When Wheeler heard about the gender-inclusive housing option, she was under the impression that by selecting the box on the application, the applicant is fine with rooming with someone who identifies as a different gender.

“We both clicked yes on the form for gender-inclusive, not aware that it meant anybody who selected that option can be roomed with you,” Wheeler said. “We didn’t realize you could be roomed with a guy, we thought it was if there was a special circumstance where someone identified as a woman.”

As her interpretation of the policy did not align with what the housing office meant, Wheeler’s solution was to send emails and visit the housing office to solve her dilemma.

Despite her visiting the housing office three times, she was turned away with no immediate fix to her situation.
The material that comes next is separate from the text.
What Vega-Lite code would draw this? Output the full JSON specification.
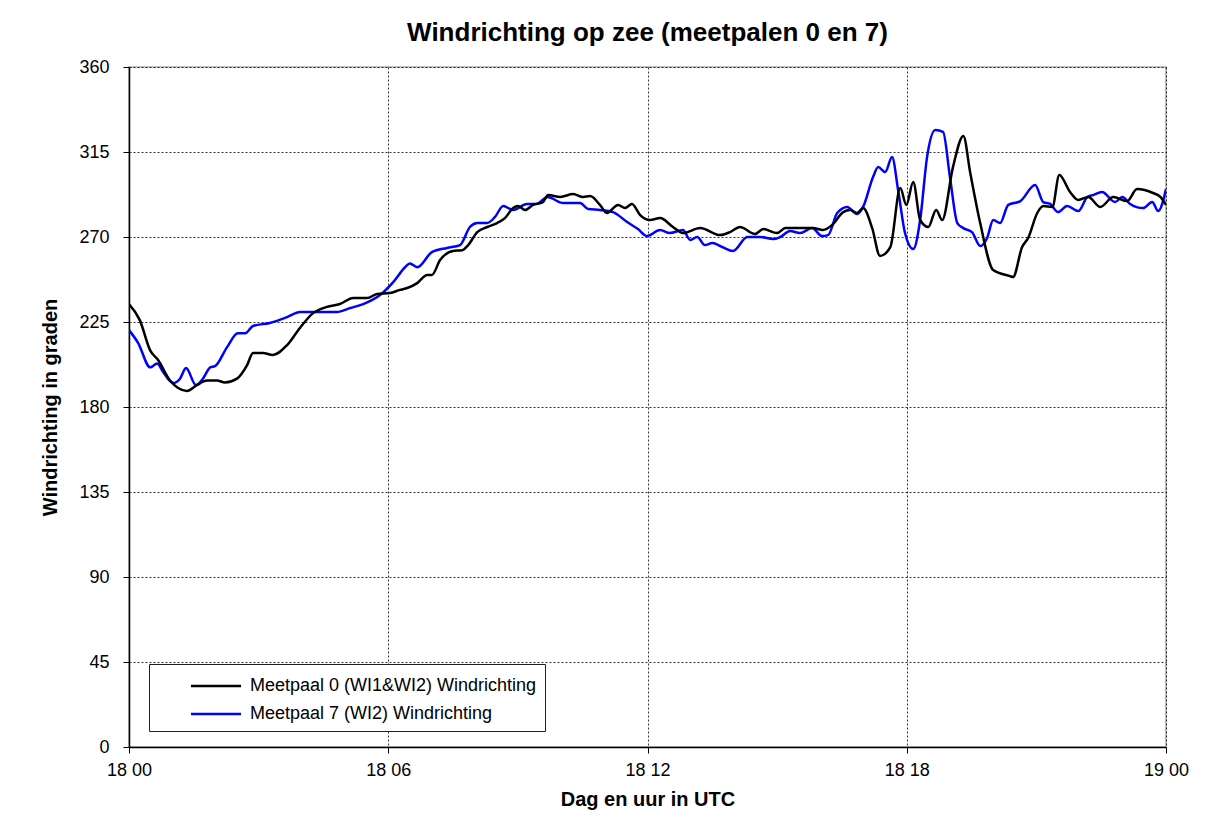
{
  "$schema": "https://vega.github.io/schema/vega-lite/v6.json",
  "width": 1037,
  "height": 680,
  "autosize": {"type": "none"},
  "padding": {"left": 129, "top": 67, "right": 41, "bottom": 74},
  "background": "#ffffff",
  "title": {"text": "Windrichting op zee (meetpalen 0 en 7)", "font": "Liberation Sans", "fontSize": 26, "fontWeight": "bold", "color": "#000000", "offset": 12},
  "datasets": {
    "m0": [
      {"uur":0,"richting":234.5},{"uur":0.25,"richting":226},{"uur":0.49,"richting":210},{"uur":0.67,"richting":205},{"uur":0.95,"richting":194},{"uur":1.34,"richting":188.5},{"uur":1.57,"richting":191.6},{"uur":1.81,"richting":194},{"uur":2.04,"richting":194},{"uur":2.22,"richting":193},{"uur":2.5,"richting":195},{"uur":2.73,"richting":202},{"uur":2.87,"richting":208.6},{"uur":3.1,"richting":208.6},{"uur":3.33,"richting":207.5},{"uur":3.66,"richting":212.8},{"uur":3.96,"richting":222},{"uur":4.26,"richting":229.7},{"uur":4.58,"richting":233},{"uur":4.88,"richting":234.5},{"uur":5.19,"richting":237.7},{"uur":5.51,"richting":237.7},{"uur":5.74,"richting":239.8},{"uur":6.04,"richting":240.3},{"uur":6.27,"richting":242},{"uur":6.44,"richting":243},{"uur":6.67,"richting":245.6},{"uur":6.9,"richting":249.9},{"uur":7.01,"richting":249.9},{"uur":7.2,"richting":257.8},{"uur":7.5,"richting":262.6},{"uur":7.71,"richting":263},{"uur":7.85,"richting":265.7},{"uur":8.06,"richting":272.6},{"uur":8.29,"richting":275.3},{"uur":8.52,"richting":277.4},{"uur":8.7,"richting":280},{"uur":8.89,"richting":285.3},{"uur":9.0,"richting":286.4},{"uur":9.17,"richting":284.3},{"uur":9.35,"richting":287},{"uur":9.58,"richting":288.5},{"uur":9.7,"richting":292.2},{"uur":9.98,"richting":291.2},{"uur":10.28,"richting":292.7},{"uur":10.51,"richting":291.2},{"uur":10.67,"richting":291.7},{"uur":10.9,"richting":287},{"uur":11.06,"richting":282.7},{"uur":11.32,"richting":287},{"uur":11.48,"richting":285.3},{"uur":11.64,"richting":287.5},{"uur":11.83,"richting":281.6},{"uur":12.06,"richting":279},{"uur":12.29,"richting":280},{"uur":12.59,"richting":275.3},{"uur":12.82,"richting":272.1},{"uur":13.22,"richting":274.7},{"uur":13.68,"richting":271},{"uur":13.91,"richting":272.6},{"uur":14.14,"richting":275.3},{"uur":14.49,"richting":271.6},{"uur":14.68,"richting":274.2},{"uur":15.0,"richting":272.1},{"uur":15.19,"richting":274.7},{"uur":15.53,"richting":274.7},{"uur":15.83,"richting":274.7},{"uur":16.06,"richting":273.7},{"uur":16.27,"richting":276.3},{"uur":16.53,"richting":283.2},{"uur":16.69,"richting":284.3},{"uur":16.85,"richting":282.7},{"uur":16.99,"richting":285.3},{"uur":17.2,"richting":274.7},{"uur":17.38,"richting":260},{"uur":17.62,"richting":264.7},{"uur":17.85,"richting":295.9},{"uur":17.99,"richting":287},{"uur":18.15,"richting":299.1},{"uur":18.31,"richting":279},{"uur":18.5,"richting":275.3},{"uur":18.68,"richting":284.3},{"uur":18.82,"richting":279},{"uur":19.07,"richting":307},{"uur":19.31,"richting":323.5},{"uur":19.47,"richting":303.9},{"uur":19.7,"richting":277.4},{"uur":20.0,"richting":252.5},{"uur":20.39,"richting":249.3},{"uur":20.46,"richting":248.8},{"uur":20.67,"richting":264.7},{"uur":20.81,"richting":269.5},{"uur":21.02,"richting":282.7},{"uur":21.16,"richting":286.4},{"uur":21.37,"richting":285.9},{"uur":21.53,"richting":302.8},{"uur":21.78,"richting":293.8},{"uur":21.97,"richting":289.6},{"uur":22.2,"richting":291.2},{"uur":22.48,"richting":285.9},{"uur":22.78,"richting":291.2},{"uur":23.1,"richting":289},{"uur":23.33,"richting":295.4},{"uur":23.7,"richting":293.3},{"uur":23.87,"richting":291.2},{"uur":24.0,"richting":287}
    ],
    "m7": [
      {"uur":0,"richting":220.7},{"uur":0.21,"richting":214},{"uur":0.49,"richting":201},{"uur":0.65,"richting":203},{"uur":0.79,"richting":198.5},{"uur":1.02,"richting":192.7},{"uur":1.18,"richting":195},{"uur":1.32,"richting":200.6},{"uur":1.55,"richting":191.6},{"uur":1.71,"richting":195},{"uur":1.88,"richting":201},{"uur":1.99,"richting":201.6},{"uur":2.27,"richting":211.7},{"uur":2.52,"richting":219},{"uur":2.69,"richting":219},{"uur":2.87,"richting":222.9},{"uur":3.26,"richting":224.5},{"uur":3.66,"richting":227.6},{"uur":3.96,"richting":230.3},{"uur":4.42,"richting":230.3},{"uur":4.81,"richting":230.3},{"uur":5.12,"richting":232.4},{"uur":5.42,"richting":234.5},{"uur":5.81,"richting":239.3},{"uur":6.11,"richting":246},{"uur":6.39,"richting":254},{"uur":6.5,"richting":256},{"uur":6.67,"richting":254},{"uur":7.01,"richting":262},{"uur":7.36,"richting":264.2},{"uur":7.66,"richting":265.7},{"uur":7.89,"richting":275.3},{"uur":8.06,"richting":277.4},{"uur":8.29,"richting":277.4},{"uur":8.47,"richting":280.6},{"uur":8.66,"richting":286.4},{"uur":8.89,"richting":284.3},{"uur":9.21,"richting":287.5},{"uur":9.44,"richting":287.5},{"uur":9.68,"richting":291.2},{"uur":10.05,"richting":288},{"uur":10.44,"richting":288},{"uur":10.63,"richting":284.8},{"uur":10.9,"richting":284.3},{"uur":11.2,"richting":283.2},{"uur":11.53,"richting":277.9},{"uur":11.78,"richting":274.2},{"uur":11.99,"richting":270.5},{"uur":12.29,"richting":273.7},{"uur":12.52,"richting":272.1},{"uur":12.82,"richting":273.7},{"uur":12.99,"richting":268.4},{"uur":13.15,"richting":270},{"uur":13.33,"richting":265.7},{"uur":13.5,"richting":266.8},{"uur":13.73,"richting":264.7},{"uur":13.98,"richting":262.6},{"uur":14.31,"richting":270},{"uur":14.61,"richting":270},{"uur":14.91,"richting":268.9},{"uur":15.07,"richting":270},{"uur":15.3,"richting":273.2},{"uur":15.53,"richting":272.1},{"uur":15.81,"richting":274.7},{"uur":16.04,"richting":270.5},{"uur":16.18,"richting":271},{"uur":16.39,"richting":282.7},{"uur":16.62,"richting":285.9},{"uur":16.85,"richting":282.2},{"uur":16.99,"richting":285.9},{"uur":17.22,"richting":301.7},{"uur":17.34,"richting":307},{"uur":17.5,"richting":304.4},{"uur":17.66,"richting":312.3},{"uur":17.8,"richting":294.9},{"uur":17.96,"richting":272.1},{"uur":18.15,"richting":263.6},{"uur":18.31,"richting":279},{"uur":18.47,"richting":312.3},{"uur":18.66,"richting":326.6},{"uur":18.84,"richting":325.6},{"uur":19.0,"richting":301.7},{"uur":19.17,"richting":277.4},{"uur":19.31,"richting":274.7},{"uur":19.51,"richting":272.6},{"uur":19.7,"richting":265.2},{"uur":19.86,"richting":269.5},{"uur":20.0,"richting":279},{"uur":20.16,"richting":277.4},{"uur":20.35,"richting":287},{"uur":20.63,"richting":289},{"uur":20.97,"richting":297.5},{"uur":21.16,"richting":288.5},{"uur":21.32,"richting":287.5},{"uur":21.5,"richting":283.2},{"uur":21.71,"richting":286.4},{"uur":21.97,"richting":283.7},{"uur":22.18,"richting":291.2},{"uur":22.31,"richting":292.2},{"uur":22.52,"richting":293.8},{"uur":22.82,"richting":288.5},{"uur":22.99,"richting":291.2},{"uur":23.17,"richting":287.5},{"uur":23.47,"richting":285.3},{"uur":23.68,"richting":288.5},{"uur":23.82,"richting":283.7},{"uur":24.0,"richting":295.4}
    ]
  },
  "data": {"name": "m0"},
  "transform": [
    {"calculate": "'Meetpaal 0 (WI1&WI2) Windrichting'", "as": "reeks"}
  ],
  "layer": [
    {
      "data": {"name": "m7"},
      "transform": [{"calculate": "'Meetpaal 7 (WI2) Windrichting'", "as": "reeks"}],
      "mark": {"type": "line", "strokeWidth": 2.5, "interpolate": "monotone", "clip": true},
      "encoding": {
        "x": {"field": "uur", "type": "quantitative"},
        "y": {"field": "richting", "type": "quantitative"},
        "color": {"field": "reeks", "type": "nominal"}
      }
    },
    {
      "mark": {"type": "line", "strokeWidth": 2.5, "interpolate": "monotone", "clip": true},
      "encoding": {
        "x": {
          "field": "uur", "type": "quantitative",
          "scale": {"domain": [0, 24], "nice": false, "zero": false},
          "axis": {
            "values": [0, 6, 12, 18, 24],
            "labelExpr": "datum.value < 24 ? '18 ' + (datum.value < 10 ? '0' : '') + datum.value : '19 00'",
            "title": "Dag en uur in UTC",
            "labelPadding": 8,
            "titlePadding": 10
          }
        },
        "y": {
          "field": "richting", "type": "quantitative",
          "scale": {"domain": [0, 360], "nice": false},
          "axis": {
            "values": [0, 45, 90, 135, 180, 225, 270, 315, 360],
            "title": "Windrichting in graden",
            "labelPadding": 14,
            "titlePadding": 18
          }
        },
        "color": {
          "field": "reeks", "type": "nominal",
          "scale": {"domain": ["Meetpaal 0 (WI1&WI2) Windrichting", "Meetpaal 7 (WI2) Windrichting"], "range": ["#000000", "#0000ff"]},
          "legend": {
            "title": null,
            "orient": "none",
            "legendX": 20,
            "legendY": 597,
            "symbolType": "M-2,0H2",
            "symbolSize": 625,
            "symbolStrokeWidth": 2.5,
            "symbolOffset": 45,
            "labelFont": "Liberation Sans",
            "labelFontSize": 18,
            "labelColor": "#000000",
            "labelOffset": 20,
            "labelLimit": 400,
            "padding": 8,
            "rowPadding": 5,
            "strokeColor": "#222222",
            "fillColor": "#ffffff"
          }
        }
      }
    }
  ],
  "config": {
    "view": {"stroke": "#c0c0c0", "strokeWidth": 2},
    "axis": {
      "labelFont": "Liberation Sans",
      "labelFontSize": 18,
      "labelColor": "#000000",
      "labelFlush": false,
      "titleFont": "Liberation Sans",
      "titleFontSize": 20,
      "titleFontWeight": "bold",
      "titleColor": "#000000",
      "domainColor": "#000000",
      "domainWidth": 1.5,
      "tickColor": "#000000",
      "tickSize": 6,
      "grid": true,
      "gridColor": "#000000",
      "gridWidth": 1,
      "gridDash": [2, 2],
      "gridOpacity": 0.8
    }
  }
}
“I went into their office multiple times to try and talk about how we can fix the situation and possibly live together or at least get me out of having to live with a guy for a roommate,” Wheeler said. “Every time we went in to talk they just said, ‘Have you emailed?’ and that they would get back to us but they just never did and it was very unhelpful.”

After attempting to remedy her issues, Wheeler was given the option to decline the current housing offer and go on a waitlist. Even though her living situation worked out, she said it is not fair that her friend is still stuck with a male roommate and the problem might not be the Gender Center, but the application itself.

“I understand they probably have a lot of people who are having issues and so it’s kind of hard for them to talk to everybody, but from my perspective, it seems like maybe there is something wrong with the system rather than everyone is messing up,” Wheeler said.

Catherine Pickrel said that if students are running into problems with the process and do not get a response to their email, she encourages them to contact her directly.

She also said Galerstein Gender Center is working to educate students on gender -inclusive housing through staff training, follow up emails and including information during housing tours.

“We are communicating about gender-inclusive housing in multiple ways,” she said. “As with any new program or procedure, we are always open to suggestions and strive to always improve our communication methods.”